A week after presenting our findings on the impressive impacts of grassroots organizing and advocacy in Los Angeles to a hundred foundation and nonprofit leaders, I was reminded that the theme of policy innovation we highlighted there continues to ring true. At the event, I spoke about cutting edge policies community leaders developed in Southern California that were emulated elsewhere, such as community benefits agreements. Dr. Bob Ross, CEO of the California Endowment, who described his foundation’s decision to embrace advocacy and systemic change strategies, noted that “Innovation does not scale without dealing with power.” I interpreted his words to mean that you cannot make real changes to systems and institutions without challenging the powerful, and by bringing community power to bear.

L.A. Voice and the PICO National Network are dealing with power, all right!

L.A. Voice, one of 15 organizations we studied in L.A. County, is taking on the banks. On March 5th, as part of a coalition that includes SEIU, National People's Action and the California Reinvestment Coalition, L.A. Voice and PICO helped convince the Los Angeles City Council to pull city funds from irresponsible banks and set new standards for investing public dollars in institutions that offer tangible benefits to the community.

As L.A. Voice faith leader Nathan French put it, "Banks were created for people. People were not created for banks."

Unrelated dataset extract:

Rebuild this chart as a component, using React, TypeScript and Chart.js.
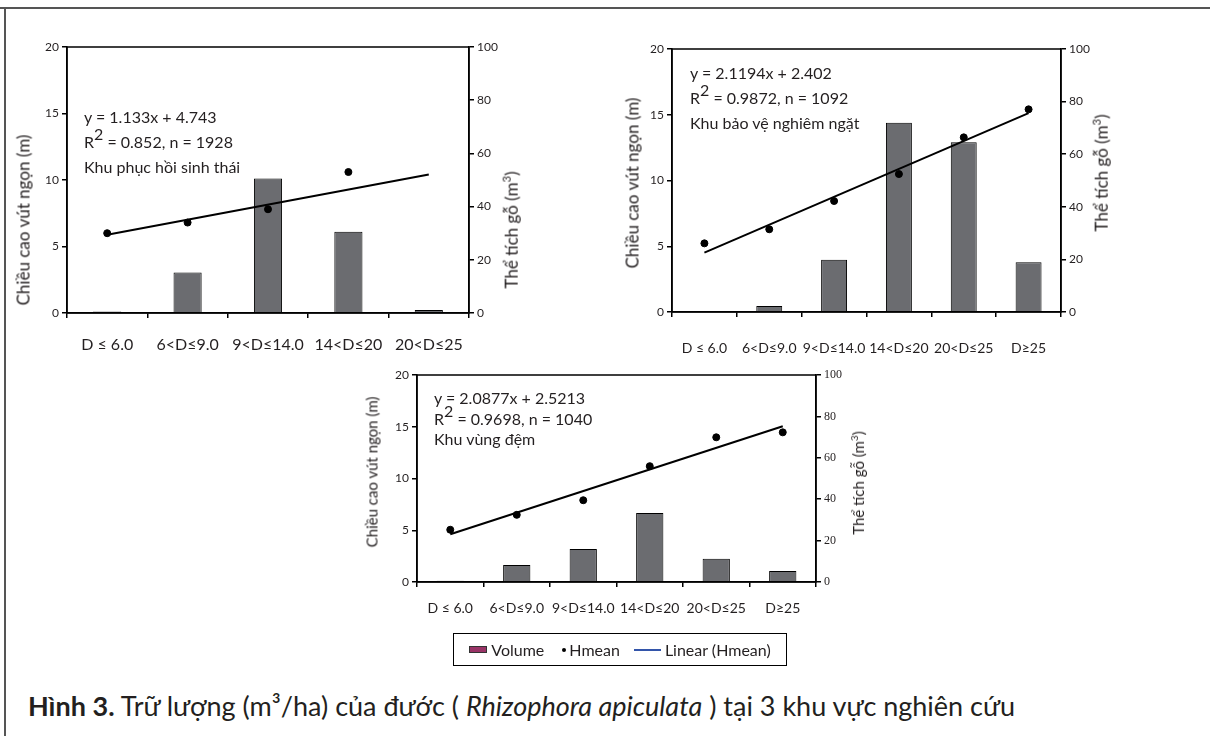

The legislation is designed to ensure that taxpayer money is only invested in banks that actively help families keep their homes, expand lending to small businesses to create jobs, end risky derivative deals that put public services at stake and relieve the city's budget gap. According to PICO, the move will save the city at least $10 million immediately.

PICO and its allies will be organizing in communities across the country to promote similar reforms, meeting power with power to replicate this innovative response to the financial crisis.

Lisa Ranghelli is senior research associate at NCRP and co-author with Julia Craig of Strengthening Democracy, Increasing Opportunities: Impacts of Advocacy, Organizing and Civic Engagement in Los Angeles County.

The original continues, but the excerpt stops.